◆ WHAT THE TASK ASKS
From the listing below, select every line where the word "file" appears.

(Records with drawing code)
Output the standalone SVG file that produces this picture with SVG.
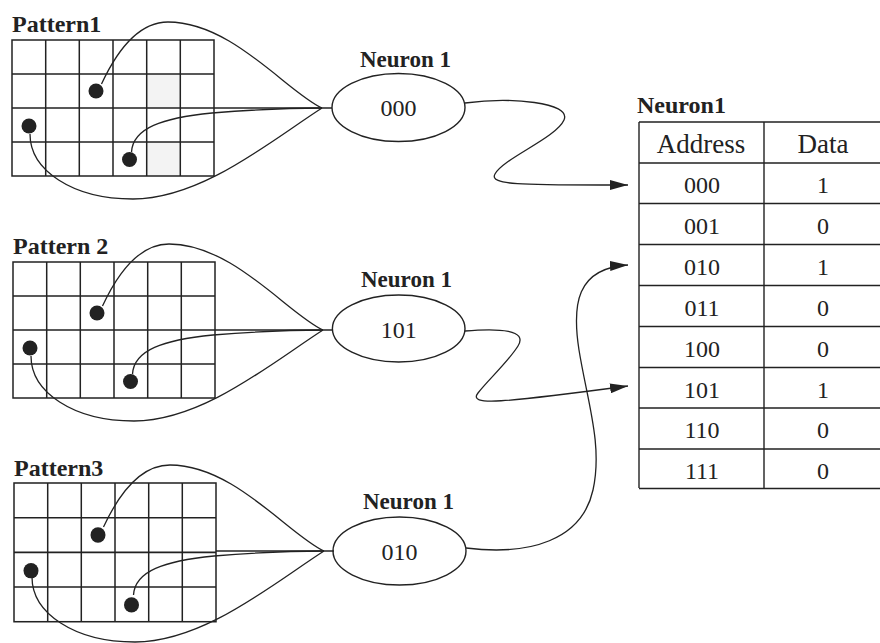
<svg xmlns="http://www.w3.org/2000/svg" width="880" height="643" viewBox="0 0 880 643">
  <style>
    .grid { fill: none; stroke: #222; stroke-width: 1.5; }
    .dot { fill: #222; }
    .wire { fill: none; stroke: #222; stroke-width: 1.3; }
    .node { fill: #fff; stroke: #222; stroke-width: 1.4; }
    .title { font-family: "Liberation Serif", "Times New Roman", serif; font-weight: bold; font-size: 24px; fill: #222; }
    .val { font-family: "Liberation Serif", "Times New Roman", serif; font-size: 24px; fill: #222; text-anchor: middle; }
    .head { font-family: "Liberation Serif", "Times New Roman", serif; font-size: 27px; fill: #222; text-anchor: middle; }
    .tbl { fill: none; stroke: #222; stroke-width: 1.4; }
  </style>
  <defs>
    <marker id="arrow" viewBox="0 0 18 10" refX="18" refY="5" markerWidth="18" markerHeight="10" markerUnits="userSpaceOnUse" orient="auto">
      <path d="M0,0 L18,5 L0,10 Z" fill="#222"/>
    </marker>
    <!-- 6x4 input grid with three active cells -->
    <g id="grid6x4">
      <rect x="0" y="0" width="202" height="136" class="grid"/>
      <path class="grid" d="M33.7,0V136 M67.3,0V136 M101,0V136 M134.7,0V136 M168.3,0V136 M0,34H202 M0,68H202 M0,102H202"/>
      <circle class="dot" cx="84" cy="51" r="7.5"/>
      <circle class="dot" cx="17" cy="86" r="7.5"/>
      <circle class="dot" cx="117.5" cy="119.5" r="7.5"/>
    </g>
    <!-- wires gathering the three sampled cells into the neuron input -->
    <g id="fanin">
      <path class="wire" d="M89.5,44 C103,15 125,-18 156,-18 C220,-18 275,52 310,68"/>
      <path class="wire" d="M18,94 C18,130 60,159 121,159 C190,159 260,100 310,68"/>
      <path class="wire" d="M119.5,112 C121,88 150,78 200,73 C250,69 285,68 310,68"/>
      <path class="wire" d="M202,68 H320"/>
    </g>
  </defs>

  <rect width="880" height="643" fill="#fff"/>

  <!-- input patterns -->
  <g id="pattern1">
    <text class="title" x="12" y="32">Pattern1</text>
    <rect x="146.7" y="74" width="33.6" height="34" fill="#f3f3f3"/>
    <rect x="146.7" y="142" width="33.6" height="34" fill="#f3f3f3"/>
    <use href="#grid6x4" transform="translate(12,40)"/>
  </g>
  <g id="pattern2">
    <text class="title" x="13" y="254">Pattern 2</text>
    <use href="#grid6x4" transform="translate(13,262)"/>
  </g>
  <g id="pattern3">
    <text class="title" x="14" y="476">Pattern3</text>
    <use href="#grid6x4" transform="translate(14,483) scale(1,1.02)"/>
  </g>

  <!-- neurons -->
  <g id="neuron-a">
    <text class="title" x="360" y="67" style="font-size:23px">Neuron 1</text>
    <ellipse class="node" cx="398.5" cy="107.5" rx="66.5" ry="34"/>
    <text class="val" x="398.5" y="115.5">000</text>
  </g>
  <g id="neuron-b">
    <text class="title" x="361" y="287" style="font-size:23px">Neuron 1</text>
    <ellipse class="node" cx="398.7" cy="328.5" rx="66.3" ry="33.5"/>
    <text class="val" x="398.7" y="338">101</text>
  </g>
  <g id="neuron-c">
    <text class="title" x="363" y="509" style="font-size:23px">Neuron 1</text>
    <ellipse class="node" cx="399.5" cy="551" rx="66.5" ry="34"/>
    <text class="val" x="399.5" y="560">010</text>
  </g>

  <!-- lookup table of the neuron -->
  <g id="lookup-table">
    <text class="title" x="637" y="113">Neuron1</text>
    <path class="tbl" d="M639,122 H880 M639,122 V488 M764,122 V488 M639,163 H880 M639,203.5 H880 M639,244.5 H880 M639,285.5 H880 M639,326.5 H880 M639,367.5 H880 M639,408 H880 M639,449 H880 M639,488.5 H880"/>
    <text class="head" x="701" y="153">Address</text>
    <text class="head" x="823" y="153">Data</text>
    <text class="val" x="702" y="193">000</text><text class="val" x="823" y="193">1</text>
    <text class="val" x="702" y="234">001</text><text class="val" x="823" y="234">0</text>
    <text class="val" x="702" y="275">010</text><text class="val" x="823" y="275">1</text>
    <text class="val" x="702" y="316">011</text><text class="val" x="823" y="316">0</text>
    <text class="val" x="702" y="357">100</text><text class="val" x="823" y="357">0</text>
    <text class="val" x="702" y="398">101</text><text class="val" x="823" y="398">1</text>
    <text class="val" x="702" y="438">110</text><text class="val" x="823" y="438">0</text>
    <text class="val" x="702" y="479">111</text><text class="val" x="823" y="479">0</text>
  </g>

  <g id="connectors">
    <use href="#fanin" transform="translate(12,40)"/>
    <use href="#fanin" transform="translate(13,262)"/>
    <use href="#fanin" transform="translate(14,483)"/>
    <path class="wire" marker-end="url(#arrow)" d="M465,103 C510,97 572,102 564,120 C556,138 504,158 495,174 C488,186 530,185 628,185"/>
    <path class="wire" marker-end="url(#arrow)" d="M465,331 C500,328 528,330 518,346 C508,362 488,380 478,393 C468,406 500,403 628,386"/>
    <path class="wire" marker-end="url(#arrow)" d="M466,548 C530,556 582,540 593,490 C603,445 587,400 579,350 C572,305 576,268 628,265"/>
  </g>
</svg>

...

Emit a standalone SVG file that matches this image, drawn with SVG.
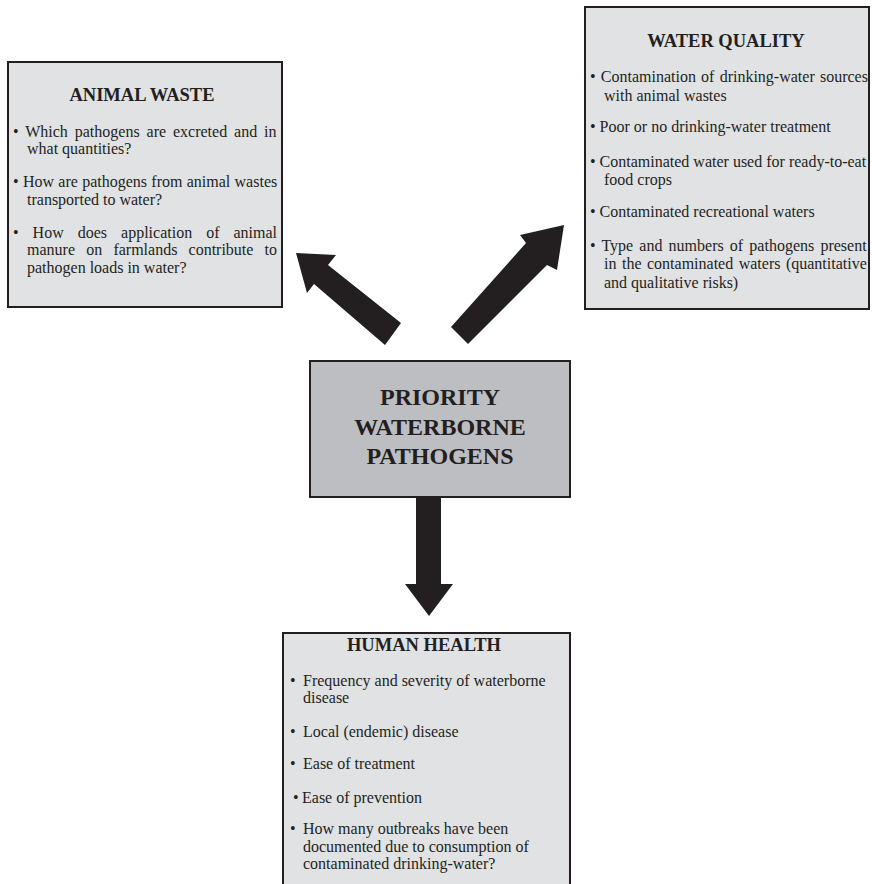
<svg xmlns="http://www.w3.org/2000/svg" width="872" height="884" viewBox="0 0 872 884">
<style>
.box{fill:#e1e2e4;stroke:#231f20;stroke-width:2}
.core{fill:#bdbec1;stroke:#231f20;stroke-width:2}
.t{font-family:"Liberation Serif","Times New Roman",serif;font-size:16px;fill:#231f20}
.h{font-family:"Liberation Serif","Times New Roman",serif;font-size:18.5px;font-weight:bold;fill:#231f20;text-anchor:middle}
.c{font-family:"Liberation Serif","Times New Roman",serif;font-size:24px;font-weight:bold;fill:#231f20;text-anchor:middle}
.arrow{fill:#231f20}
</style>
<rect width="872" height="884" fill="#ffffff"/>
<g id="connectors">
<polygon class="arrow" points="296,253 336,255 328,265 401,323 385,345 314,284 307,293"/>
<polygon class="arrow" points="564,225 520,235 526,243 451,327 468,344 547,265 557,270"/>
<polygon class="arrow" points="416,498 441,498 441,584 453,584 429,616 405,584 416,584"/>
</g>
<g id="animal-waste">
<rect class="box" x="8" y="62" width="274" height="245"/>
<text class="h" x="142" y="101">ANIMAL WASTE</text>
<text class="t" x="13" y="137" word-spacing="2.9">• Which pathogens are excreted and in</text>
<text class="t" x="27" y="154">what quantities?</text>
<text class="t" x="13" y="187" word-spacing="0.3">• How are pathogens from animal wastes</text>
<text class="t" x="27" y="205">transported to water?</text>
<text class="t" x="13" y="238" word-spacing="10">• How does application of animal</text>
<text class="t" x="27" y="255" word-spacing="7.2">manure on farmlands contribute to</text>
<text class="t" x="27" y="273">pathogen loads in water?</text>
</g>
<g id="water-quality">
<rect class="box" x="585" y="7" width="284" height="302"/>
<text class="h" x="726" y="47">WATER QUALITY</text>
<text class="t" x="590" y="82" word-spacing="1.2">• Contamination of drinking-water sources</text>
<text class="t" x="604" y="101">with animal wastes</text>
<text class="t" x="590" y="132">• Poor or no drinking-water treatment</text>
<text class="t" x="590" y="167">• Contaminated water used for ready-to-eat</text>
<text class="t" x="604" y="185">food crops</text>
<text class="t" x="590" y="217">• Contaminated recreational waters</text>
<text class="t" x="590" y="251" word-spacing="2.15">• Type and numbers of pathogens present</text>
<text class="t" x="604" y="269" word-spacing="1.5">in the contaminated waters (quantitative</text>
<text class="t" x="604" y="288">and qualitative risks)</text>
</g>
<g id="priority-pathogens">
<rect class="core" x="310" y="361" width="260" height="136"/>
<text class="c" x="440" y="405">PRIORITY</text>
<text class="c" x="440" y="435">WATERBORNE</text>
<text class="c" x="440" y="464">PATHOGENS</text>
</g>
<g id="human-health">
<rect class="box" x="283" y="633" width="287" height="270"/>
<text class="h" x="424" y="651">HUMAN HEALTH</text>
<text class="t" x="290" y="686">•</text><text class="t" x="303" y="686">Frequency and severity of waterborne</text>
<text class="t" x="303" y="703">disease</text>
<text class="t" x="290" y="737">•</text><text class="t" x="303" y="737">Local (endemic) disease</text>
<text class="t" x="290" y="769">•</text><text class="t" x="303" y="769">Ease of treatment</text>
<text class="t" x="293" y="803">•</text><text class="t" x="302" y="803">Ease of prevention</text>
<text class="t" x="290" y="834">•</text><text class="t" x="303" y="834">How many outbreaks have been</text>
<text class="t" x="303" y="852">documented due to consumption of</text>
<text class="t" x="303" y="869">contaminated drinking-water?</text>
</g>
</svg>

◆ PROBLEM SOLUTION
Output the standalone SVG file that produces this picture with SVG.
Emit a standalone SVG file that matches this image, drawn with SVG.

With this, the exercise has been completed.